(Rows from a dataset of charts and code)
◆ ◆ ◆

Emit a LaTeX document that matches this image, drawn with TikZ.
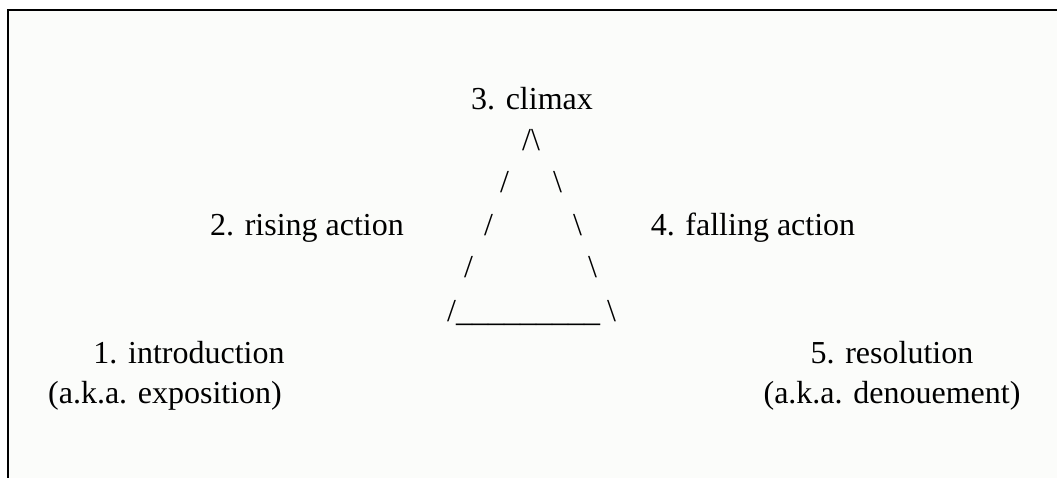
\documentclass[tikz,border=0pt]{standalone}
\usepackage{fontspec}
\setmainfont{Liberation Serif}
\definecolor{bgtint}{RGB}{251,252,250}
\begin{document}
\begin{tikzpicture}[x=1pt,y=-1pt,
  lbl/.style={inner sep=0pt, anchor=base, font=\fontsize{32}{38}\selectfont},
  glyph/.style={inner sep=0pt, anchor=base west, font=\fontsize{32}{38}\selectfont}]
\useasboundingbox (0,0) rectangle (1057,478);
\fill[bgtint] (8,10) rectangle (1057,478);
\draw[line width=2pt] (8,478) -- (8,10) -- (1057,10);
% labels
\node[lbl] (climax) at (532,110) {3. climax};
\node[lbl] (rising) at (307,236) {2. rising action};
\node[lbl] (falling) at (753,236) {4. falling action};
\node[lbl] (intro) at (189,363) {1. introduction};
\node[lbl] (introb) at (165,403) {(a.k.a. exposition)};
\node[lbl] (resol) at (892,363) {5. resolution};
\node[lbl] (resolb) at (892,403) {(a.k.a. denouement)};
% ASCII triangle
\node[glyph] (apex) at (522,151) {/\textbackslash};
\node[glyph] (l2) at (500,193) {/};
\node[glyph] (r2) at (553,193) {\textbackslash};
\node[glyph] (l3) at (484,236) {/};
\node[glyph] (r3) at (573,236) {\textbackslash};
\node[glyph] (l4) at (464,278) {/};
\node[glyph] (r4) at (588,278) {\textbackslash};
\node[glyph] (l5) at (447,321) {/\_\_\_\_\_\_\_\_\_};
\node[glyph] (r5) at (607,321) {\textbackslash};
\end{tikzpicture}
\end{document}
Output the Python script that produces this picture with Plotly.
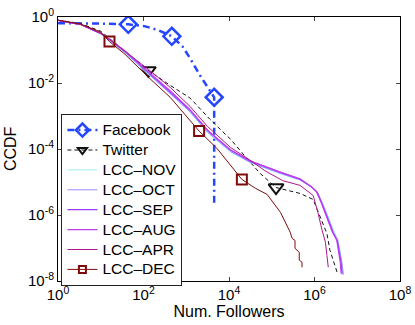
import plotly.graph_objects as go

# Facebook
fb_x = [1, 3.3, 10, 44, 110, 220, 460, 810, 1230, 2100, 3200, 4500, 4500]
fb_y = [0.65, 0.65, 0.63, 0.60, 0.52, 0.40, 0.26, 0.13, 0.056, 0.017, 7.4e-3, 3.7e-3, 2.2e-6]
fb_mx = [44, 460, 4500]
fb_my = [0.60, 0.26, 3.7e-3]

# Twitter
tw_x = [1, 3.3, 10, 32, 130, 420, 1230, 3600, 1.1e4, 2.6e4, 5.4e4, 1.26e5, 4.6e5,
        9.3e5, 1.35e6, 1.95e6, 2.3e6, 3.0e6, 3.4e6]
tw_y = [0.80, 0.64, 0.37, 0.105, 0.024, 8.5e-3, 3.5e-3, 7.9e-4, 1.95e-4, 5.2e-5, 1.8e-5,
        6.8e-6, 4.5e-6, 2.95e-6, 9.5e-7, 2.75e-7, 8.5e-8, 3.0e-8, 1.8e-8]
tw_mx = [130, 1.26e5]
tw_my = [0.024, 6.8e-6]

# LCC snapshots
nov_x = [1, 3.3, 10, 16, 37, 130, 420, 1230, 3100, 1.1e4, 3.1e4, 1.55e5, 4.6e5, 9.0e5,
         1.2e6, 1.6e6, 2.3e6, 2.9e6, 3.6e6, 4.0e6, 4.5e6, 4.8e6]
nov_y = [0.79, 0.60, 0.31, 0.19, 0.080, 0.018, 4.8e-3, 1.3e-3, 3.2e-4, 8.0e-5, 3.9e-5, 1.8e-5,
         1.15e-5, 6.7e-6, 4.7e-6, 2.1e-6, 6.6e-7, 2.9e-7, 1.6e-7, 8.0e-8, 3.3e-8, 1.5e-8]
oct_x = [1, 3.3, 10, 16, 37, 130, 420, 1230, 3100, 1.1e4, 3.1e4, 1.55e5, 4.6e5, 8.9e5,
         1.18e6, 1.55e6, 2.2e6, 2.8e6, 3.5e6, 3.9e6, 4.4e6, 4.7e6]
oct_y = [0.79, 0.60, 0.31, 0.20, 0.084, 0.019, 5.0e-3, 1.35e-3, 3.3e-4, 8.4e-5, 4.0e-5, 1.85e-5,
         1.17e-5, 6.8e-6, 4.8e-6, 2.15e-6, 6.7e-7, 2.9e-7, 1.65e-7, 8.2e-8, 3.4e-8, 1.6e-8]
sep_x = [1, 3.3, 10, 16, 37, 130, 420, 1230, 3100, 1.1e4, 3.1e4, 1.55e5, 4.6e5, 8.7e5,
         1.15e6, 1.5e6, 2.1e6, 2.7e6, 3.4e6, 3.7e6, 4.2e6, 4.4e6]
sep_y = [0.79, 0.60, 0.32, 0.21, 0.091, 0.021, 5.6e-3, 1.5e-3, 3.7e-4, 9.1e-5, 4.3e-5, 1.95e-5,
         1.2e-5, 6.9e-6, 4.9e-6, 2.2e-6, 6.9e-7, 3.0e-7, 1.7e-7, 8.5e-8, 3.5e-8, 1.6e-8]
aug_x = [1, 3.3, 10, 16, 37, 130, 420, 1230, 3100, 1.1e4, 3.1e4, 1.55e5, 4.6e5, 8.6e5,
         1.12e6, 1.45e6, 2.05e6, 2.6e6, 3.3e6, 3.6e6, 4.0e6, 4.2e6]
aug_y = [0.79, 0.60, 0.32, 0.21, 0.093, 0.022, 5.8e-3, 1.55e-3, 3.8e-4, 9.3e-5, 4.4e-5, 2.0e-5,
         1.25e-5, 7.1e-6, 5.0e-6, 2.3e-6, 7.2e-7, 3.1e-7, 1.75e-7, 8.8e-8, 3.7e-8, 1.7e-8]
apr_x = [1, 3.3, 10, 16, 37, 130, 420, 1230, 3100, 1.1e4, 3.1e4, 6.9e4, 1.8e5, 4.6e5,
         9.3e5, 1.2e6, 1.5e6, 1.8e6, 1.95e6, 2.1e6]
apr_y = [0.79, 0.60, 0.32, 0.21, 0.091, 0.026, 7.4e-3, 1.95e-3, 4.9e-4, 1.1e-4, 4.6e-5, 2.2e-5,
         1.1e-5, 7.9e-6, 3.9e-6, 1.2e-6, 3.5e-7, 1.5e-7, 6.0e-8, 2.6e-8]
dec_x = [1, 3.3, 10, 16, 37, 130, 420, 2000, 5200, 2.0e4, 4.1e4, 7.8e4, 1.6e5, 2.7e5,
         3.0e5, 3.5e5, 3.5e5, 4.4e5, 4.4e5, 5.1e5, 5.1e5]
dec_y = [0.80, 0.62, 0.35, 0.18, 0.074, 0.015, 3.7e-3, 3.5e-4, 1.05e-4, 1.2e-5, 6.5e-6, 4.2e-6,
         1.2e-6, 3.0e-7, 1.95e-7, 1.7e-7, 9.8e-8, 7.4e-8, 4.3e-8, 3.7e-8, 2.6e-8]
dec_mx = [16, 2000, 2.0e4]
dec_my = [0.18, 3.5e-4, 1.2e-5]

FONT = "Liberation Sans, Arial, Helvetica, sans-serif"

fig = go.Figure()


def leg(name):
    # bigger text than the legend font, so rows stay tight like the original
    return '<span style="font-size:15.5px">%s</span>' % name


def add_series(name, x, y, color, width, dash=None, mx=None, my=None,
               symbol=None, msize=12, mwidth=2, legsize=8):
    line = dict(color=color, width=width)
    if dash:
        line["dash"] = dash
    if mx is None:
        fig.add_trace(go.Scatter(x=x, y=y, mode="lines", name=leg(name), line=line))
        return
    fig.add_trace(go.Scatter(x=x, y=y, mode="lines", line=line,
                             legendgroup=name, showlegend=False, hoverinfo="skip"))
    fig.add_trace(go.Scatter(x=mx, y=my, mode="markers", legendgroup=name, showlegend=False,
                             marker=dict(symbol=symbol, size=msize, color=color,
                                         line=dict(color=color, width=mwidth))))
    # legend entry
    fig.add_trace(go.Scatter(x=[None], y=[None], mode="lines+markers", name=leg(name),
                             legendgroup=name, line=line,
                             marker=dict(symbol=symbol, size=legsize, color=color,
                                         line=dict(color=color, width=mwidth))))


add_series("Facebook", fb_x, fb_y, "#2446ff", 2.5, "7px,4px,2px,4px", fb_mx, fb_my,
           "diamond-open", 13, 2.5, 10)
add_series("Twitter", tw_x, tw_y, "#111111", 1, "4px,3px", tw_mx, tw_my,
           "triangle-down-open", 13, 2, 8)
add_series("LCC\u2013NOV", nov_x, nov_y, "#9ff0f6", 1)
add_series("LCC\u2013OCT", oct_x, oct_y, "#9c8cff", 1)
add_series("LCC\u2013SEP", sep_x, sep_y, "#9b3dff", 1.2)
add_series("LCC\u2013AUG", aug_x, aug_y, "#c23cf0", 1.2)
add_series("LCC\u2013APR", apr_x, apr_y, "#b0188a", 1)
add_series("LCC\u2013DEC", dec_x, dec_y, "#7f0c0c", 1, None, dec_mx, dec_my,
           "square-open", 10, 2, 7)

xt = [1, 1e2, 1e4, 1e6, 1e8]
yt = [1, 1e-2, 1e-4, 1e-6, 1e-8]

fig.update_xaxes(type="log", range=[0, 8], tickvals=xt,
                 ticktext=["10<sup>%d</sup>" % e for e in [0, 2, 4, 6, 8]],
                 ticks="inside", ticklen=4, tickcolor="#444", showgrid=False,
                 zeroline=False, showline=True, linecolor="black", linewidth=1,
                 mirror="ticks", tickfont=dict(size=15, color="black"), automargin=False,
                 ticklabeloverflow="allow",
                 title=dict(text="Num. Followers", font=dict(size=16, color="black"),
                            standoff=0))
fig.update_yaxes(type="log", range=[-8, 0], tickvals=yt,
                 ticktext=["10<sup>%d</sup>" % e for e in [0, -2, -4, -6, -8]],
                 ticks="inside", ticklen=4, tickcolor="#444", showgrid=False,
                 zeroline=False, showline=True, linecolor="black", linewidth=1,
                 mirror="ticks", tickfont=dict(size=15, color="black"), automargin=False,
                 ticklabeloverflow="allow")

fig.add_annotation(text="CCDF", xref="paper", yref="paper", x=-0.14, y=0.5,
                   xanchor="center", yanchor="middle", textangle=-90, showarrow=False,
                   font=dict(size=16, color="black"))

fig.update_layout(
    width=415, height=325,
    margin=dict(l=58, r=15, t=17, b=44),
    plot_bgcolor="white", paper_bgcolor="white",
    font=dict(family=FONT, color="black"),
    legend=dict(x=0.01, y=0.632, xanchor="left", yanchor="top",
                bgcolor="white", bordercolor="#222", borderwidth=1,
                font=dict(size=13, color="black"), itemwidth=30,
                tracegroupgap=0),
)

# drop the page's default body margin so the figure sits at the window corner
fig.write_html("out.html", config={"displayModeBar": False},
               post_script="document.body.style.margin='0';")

◆ ◆ ◆

**Work to complete:** Set the lines above down again, word for word, from the first through the one containing "tw_my = [0.024, 6.8e-6]"; pictures excluded.

**Full output:**
Emit a LaTeX document that matches this image, drawn with TikZ.
\documentclass[tikz,border=0pt]{standalone}
\usepackage{fontspec}
\setmainfont{Liberation Serif}
\definecolor{bgtint}{RGB}{251,252,250}
\begin{document}
\begin{tikzpicture}[x=1pt,y=-1pt,
  lbl/.style={inner sep=0pt, anchor=base, font=\fontsize{32}{38}\selectfont},
  glyph/.style={inner sep=0pt, anchor=base west, font=\fontsize{32}{38}\selectfont}]
\useasboundingbox (0,0) rectangle (1057,478);
\fill[bgtint] (8,10) rectangle (1057,478);
\draw[line width=2pt] (8,478) -- (8,10) -- (1057,10);
% labels
\node[lbl] (climax) at (532,110) {3. climax};
\node[lbl] (rising) at (307,236) {2. rising action};
\node[lbl] (falling) at (753,236) {4. falling action};
\node[lbl] (intro) at (189,363) {1. introduction};
\node[lbl] (introb) at (165,403) {(a.k.a. exposition)};
\node[lbl] (resol) at (892,363) {5. resolution};
\node[lbl] (resolb) at (892,403) {(a.k.a. denouement)};
% ASCII triangle
\node[glyph] (apex) at (522,151) {/\textbackslash};
\node[glyph] (l2) at (500,193) {/};
\node[glyph] (r2) at (553,193) {\textbackslash};
\node[glyph] (l3) at (484,236) {/};
\node[glyph] (r3) at (573,236) {\textbackslash};
\node[glyph] (l4) at (464,278) {/};
\node[glyph] (r4) at (588,278) {\textbackslash};
\node[glyph] (l5) at (447,321) {/\_\_\_\_\_\_\_\_\_};
\node[glyph] (r5) at (607,321) {\textbackslash};
\end{tikzpicture}
\end{document}
Output the Python script that produces this picture with Plotly.
import plotly.graph_objects as go

# Facebook
fb_x = [1, 3.3, 10, 44, 110, 220, 460, 810, 1230, 2100, 3200, 4500, 4500]
fb_y = [0.65, 0.65, 0.63, 0.60, 0.52, 0.40, 0.26, 0.13, 0.056, 0.017, 7.4e-3, 3.7e-3, 2.2e-6]
fb_mx = [44, 460, 4500]
fb_my = [0.60, 0.26, 3.7e-3]

# Twitter
tw_x = [1, 3.3, 10, 32, 130, 420, 1230, 3600, 1.1e4, 2.6e4, 5.4e4, 1.26e5, 4.6e5,
        9.3e5, 1.35e6, 1.95e6, 2.3e6, 3.0e6, 3.4e6]
tw_y = [0.80, 0.64, 0.37, 0.105, 0.024, 8.5e-3, 3.5e-3, 7.9e-4, 1.95e-4, 5.2e-5, 1.8e-5,
        6.8e-6, 4.5e-6, 2.95e-6, 9.5e-7, 2.75e-7, 8.5e-8, 3.0e-8, 1.8e-8]
tw_mx = [130, 1.26e5]
tw_my = [0.024, 6.8e-6]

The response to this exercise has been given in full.